Unanimous Media presents an opportunity for Curry to do more than just tell faith stories with a basketball context. He sees it as a chance to tell stories that will reach people where they are.
Yes, basketball plays a small part in Breakthrough, the first major release Curry co-executive produced, but it’s only a subplot to a larger narrative about faith, family and prayer.
Based on a true story, the film tells the story of a young, basketball-obsessed teenager who nearly dies after falling through the ice of a frozen lake. His family and church community pray for a miracle as he clings to life.

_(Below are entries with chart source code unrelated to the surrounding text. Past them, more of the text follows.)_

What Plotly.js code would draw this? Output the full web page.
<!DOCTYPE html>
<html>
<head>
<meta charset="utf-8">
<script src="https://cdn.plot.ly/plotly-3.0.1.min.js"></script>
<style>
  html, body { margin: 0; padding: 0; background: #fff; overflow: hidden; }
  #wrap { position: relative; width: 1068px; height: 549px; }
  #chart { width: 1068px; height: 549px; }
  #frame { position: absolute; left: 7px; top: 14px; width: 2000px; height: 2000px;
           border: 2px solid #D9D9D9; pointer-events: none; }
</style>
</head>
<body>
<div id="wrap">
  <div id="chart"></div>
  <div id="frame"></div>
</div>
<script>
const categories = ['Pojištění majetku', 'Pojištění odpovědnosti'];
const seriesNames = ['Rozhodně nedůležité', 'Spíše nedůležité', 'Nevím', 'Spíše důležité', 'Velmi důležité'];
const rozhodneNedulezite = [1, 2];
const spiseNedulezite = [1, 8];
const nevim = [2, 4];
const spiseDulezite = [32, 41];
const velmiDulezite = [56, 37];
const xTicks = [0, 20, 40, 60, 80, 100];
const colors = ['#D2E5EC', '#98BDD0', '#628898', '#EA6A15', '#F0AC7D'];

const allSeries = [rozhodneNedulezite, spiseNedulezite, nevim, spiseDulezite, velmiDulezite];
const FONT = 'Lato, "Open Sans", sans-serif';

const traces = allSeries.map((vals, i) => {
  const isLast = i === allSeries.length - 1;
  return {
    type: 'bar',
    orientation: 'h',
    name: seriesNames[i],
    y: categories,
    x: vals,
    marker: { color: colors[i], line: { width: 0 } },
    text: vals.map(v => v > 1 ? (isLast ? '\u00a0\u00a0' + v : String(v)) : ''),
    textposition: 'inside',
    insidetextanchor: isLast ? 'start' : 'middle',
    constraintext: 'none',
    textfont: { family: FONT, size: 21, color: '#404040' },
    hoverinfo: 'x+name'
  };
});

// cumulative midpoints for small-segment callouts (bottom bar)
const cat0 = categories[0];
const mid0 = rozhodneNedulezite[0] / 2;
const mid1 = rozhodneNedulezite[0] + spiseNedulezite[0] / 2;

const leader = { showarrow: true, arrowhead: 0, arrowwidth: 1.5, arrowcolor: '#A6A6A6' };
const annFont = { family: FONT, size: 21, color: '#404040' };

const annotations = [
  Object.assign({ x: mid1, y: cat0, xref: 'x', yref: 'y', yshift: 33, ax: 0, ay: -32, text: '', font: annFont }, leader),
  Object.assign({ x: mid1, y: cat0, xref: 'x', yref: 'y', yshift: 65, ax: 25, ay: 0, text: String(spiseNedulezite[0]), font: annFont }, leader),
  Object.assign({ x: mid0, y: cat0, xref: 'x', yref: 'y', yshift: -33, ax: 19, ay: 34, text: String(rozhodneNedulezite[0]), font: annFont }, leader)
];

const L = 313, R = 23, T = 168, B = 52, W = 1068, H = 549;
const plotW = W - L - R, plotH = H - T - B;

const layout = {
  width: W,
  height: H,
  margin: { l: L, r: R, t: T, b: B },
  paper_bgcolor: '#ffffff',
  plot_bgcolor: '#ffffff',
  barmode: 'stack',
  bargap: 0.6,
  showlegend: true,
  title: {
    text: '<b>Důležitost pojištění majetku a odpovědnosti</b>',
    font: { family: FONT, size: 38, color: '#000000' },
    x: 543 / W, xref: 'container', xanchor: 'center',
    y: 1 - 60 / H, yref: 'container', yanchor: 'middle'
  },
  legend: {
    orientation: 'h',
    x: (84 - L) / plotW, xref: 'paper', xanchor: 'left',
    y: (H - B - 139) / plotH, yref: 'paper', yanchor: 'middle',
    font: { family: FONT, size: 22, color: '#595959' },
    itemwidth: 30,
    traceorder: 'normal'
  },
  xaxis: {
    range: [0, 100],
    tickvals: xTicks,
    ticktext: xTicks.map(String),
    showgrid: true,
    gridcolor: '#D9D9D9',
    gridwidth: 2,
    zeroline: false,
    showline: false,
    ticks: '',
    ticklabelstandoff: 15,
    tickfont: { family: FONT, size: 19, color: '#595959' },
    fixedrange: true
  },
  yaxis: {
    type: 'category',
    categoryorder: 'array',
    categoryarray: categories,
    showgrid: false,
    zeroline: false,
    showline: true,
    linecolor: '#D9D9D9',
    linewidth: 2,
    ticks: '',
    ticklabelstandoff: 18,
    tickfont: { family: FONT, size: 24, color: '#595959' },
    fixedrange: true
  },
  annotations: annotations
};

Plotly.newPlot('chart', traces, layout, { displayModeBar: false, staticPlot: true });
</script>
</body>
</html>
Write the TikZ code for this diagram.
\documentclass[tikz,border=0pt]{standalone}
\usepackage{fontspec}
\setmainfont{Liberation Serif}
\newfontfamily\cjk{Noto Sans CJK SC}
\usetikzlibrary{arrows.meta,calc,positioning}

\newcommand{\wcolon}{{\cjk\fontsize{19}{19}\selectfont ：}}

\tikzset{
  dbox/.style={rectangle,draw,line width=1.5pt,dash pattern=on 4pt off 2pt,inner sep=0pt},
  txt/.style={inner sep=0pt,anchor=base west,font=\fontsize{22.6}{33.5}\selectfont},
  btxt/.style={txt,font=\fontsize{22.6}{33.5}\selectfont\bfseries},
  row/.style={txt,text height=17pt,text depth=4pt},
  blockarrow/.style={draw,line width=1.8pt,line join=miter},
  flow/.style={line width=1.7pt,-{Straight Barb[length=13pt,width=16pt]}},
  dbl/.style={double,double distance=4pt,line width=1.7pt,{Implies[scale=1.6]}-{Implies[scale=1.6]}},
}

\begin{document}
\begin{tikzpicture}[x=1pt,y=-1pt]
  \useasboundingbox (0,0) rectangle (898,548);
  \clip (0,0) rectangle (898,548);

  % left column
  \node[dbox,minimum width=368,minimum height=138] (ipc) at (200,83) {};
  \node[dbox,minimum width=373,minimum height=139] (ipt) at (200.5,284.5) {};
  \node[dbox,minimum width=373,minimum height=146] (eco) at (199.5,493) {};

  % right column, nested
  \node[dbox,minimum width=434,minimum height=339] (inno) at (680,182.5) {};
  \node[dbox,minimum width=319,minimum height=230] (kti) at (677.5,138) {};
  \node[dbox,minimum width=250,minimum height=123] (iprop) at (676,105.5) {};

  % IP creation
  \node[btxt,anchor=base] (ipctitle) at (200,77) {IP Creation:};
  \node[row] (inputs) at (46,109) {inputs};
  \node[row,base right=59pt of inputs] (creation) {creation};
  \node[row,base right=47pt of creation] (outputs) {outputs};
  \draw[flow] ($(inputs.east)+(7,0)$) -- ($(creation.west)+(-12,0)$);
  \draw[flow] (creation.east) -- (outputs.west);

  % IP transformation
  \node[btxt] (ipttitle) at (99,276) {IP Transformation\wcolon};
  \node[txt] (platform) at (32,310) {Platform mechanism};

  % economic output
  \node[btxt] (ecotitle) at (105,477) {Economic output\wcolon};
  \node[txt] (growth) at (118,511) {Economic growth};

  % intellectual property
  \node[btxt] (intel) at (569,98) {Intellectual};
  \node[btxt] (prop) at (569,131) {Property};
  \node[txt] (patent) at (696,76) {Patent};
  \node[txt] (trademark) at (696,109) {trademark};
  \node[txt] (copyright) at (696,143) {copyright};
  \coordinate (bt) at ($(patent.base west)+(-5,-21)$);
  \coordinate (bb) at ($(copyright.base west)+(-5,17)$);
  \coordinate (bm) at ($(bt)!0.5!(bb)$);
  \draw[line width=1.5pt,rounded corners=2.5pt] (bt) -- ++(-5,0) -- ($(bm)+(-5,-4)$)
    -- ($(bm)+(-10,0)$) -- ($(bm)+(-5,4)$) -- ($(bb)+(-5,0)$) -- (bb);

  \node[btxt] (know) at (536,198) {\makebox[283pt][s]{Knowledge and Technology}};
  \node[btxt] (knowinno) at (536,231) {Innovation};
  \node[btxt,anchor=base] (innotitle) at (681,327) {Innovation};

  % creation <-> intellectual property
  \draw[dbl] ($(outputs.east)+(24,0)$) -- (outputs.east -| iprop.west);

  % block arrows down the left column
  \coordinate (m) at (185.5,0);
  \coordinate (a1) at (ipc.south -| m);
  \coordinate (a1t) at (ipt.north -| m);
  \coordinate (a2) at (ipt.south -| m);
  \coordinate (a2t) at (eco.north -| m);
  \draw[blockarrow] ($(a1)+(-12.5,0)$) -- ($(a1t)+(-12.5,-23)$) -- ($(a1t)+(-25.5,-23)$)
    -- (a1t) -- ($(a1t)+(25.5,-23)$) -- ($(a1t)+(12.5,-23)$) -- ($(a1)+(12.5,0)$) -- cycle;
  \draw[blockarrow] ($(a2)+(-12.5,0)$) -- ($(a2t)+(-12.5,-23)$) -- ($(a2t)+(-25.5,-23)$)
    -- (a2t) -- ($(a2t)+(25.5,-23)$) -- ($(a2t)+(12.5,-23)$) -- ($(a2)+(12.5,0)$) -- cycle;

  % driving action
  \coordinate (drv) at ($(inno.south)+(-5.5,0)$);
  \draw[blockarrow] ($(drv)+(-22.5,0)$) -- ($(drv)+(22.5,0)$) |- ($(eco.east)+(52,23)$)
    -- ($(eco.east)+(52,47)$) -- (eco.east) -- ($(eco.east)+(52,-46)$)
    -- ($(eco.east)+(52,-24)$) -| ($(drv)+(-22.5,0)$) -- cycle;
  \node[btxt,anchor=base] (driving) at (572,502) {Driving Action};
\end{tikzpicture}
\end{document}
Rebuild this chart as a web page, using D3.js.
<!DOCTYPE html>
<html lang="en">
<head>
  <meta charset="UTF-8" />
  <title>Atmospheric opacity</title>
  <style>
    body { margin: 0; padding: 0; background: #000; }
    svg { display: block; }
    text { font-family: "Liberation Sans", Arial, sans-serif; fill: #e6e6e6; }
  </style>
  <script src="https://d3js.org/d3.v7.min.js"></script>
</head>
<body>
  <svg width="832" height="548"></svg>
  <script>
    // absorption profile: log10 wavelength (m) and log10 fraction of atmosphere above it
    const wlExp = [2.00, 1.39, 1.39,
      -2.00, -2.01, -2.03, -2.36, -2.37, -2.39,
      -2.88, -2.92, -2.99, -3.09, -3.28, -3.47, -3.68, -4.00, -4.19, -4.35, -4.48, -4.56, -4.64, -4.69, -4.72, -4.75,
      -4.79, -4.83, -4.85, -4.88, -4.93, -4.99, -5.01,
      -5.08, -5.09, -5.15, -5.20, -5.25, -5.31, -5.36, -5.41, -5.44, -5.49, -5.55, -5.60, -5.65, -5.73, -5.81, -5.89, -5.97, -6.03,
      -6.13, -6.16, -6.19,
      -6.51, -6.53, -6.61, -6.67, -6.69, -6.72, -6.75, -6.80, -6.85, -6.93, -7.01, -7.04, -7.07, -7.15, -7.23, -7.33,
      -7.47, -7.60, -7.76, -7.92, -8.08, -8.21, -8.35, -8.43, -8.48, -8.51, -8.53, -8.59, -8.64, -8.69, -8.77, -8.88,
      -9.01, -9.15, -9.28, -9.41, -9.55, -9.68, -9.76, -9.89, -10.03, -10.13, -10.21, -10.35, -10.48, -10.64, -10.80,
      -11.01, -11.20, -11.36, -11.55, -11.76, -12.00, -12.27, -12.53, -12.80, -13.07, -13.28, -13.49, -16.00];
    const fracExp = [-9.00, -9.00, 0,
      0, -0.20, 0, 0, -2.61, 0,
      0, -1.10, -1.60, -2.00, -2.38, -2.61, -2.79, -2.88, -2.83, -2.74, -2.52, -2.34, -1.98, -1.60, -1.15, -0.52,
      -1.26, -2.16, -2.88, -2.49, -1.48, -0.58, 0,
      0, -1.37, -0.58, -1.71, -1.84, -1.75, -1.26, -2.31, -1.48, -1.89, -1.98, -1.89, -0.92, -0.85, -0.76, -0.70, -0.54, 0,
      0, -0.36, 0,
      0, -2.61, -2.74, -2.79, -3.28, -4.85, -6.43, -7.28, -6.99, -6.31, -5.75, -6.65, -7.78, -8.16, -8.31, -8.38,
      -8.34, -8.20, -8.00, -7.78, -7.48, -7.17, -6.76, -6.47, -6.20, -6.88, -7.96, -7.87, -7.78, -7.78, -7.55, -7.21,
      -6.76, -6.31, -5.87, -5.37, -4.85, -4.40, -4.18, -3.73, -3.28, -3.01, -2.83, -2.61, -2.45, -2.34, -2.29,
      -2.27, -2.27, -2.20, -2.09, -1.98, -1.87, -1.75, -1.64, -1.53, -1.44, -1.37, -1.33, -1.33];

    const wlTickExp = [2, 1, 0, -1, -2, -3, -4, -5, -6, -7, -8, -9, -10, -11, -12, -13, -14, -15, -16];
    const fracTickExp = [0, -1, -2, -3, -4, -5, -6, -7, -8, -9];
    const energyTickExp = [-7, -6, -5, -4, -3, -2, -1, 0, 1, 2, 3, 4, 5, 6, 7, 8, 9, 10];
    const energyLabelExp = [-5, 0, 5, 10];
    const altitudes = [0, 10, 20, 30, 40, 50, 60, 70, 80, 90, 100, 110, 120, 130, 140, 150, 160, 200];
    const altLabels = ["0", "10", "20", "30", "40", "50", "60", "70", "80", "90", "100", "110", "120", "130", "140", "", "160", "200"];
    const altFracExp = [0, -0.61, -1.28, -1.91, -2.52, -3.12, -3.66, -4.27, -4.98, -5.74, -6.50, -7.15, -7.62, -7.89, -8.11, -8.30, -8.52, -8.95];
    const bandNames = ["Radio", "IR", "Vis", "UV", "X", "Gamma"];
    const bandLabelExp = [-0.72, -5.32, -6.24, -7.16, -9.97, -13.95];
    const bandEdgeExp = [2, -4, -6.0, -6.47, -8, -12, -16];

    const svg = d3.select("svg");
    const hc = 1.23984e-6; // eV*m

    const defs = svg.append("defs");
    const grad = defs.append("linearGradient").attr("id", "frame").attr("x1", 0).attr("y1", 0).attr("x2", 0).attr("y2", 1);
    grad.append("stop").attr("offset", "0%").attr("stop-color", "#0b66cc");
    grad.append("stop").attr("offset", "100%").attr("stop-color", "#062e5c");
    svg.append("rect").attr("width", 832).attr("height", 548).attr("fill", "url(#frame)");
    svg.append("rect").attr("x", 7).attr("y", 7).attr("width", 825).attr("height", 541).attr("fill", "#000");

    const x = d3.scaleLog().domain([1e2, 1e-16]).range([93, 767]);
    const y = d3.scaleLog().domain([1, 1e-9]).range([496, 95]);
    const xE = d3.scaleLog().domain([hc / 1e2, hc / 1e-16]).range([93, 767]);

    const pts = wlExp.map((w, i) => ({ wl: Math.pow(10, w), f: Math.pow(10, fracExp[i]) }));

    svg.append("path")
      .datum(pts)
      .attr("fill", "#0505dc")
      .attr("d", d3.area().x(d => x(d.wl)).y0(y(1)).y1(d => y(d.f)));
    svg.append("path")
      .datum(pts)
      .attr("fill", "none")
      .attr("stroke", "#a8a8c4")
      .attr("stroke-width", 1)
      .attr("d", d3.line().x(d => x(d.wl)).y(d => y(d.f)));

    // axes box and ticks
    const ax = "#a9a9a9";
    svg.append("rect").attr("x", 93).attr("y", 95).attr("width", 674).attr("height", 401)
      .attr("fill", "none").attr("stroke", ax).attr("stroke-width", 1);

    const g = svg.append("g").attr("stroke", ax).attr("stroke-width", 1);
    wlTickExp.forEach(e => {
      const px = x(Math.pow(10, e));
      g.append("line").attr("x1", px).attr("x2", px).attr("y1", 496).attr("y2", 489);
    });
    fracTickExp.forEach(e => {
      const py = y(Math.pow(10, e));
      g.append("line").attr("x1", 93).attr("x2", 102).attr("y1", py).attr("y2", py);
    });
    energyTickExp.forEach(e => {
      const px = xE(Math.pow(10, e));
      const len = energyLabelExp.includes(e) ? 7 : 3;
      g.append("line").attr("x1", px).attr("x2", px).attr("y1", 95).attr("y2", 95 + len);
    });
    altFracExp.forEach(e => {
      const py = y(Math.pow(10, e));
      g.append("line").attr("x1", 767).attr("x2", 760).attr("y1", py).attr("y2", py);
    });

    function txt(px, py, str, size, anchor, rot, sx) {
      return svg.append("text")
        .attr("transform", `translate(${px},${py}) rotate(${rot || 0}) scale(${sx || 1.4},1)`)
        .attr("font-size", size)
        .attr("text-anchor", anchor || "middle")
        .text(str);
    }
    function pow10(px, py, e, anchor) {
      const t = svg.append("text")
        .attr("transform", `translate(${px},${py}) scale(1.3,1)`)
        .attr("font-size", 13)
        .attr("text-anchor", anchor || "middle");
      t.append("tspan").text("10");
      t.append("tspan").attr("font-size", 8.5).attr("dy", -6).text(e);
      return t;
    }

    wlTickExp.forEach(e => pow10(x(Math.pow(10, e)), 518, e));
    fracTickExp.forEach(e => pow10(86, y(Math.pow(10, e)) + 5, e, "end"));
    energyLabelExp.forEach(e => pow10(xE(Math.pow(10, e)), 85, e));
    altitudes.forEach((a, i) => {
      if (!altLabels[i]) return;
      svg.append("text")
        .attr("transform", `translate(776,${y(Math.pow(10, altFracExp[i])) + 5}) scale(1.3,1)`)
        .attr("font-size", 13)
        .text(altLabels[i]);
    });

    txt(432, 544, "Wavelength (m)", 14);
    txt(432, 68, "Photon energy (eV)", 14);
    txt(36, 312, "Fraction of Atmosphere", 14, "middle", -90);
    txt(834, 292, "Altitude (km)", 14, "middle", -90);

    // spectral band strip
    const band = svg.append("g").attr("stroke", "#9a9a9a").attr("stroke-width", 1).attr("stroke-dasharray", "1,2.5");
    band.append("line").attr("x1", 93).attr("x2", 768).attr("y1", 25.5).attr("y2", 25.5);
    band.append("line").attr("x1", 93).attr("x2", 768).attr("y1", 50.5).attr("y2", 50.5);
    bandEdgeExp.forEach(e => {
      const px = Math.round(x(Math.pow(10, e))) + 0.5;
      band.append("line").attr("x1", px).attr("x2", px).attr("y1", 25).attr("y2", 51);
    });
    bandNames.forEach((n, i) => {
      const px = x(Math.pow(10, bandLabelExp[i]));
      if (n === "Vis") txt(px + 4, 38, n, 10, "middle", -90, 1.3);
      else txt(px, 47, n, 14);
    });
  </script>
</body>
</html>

“This is the first script I received, I read it in one sitting and was blown away,” he says. “I knew immediately that I wanted to be a part of bringing it to the screen.”
Curry and the rest of his team at Unanimous worked with Breakthrough’s producer DeVon Franklin, providing notes on the script.
“I am so aware that this film might be the only exposure to faith that some people will have,” he says. “I don’t take that lightly.”
THE CENTRAL STRAND
The sheer scope of Curry’s ambitions for Unanimous Media will come as no surprise to anyone familiar with the standards of excellence he’s always set for himself and his team. Along with the upcoming slate of movies, there are also plans for video games, virtual reality projects, physical consumer goods and television shows.
Unanimous is even producing an extreme mini-golf competition show for ABC called Holey Moley.
“I know how powerful storytelling can be—one story can reach and impact so many people.”
Though Curry and his team have a wide array of projects they are interested in pursuing, they all, even the mini-golf show, have a common goal: bringing families together. Curry wants people to slow down, sit with each other and talk about big ideas with people they care about.
“So much of how we operate as a culture is based on the now—how much money we can make, what we want the world to see, just keeping up with everyone else,” Curry says. “When we shift our perspective, we start operating differently.”
The doors of Hollywood have opened to Curry pretty easily. Unanimous has already inked an enviably lucrative partnership with Sony Pictures Entertainment. But when it comes to choosing which projects to pursue, Curry is relying on the thing that has brought him this far and drives him on the court and off of it: his faith.
“My faith is a central strand that connects the various aspects of my life—father, husband, son, athlete, business man,” he says. “So when it’s time to make decisions, it’s what I lean on. It can be big or small, but it’s more about trying to be heaven-minded, and raising kids who grow up worshiping the Creator of the universe, as opposed to the temptations of this world.”
Unanimous Media has a variety of projects currently in the works including holiday movies centered around Christmas and Easter, an animated Bible movie and even a romantic comedy about the church dating scene called Church Hoppers. But along with the light-hearted fare, there are also moments and stories that are more profound—like the President of the United States singing a hymn to a group of mourning churchgoers who are choosing to offer forgiveness to the man who targeted their community.
“Stories like this are the reason we created Unanimous and entered the entertainment space,” he says of Emanuel. “It felt urgent to show the totally human, various journeys of grief and forgiveness, the redeeming and freedom-unlocking power of that forgiveness, and the inspiring way a community was able to come together in the face of unthinkable tragedy.”
It’s these kinds of stories Curry believes he’s called to tell in the next stage of his professional life. These won’t just entertain viewers. They have the power to transform the way people think about complicated issues.
“If we can introduce or redefine who God is to someone going through it, then that whole thing, the whole movie, the entire production of it all, was worth it.”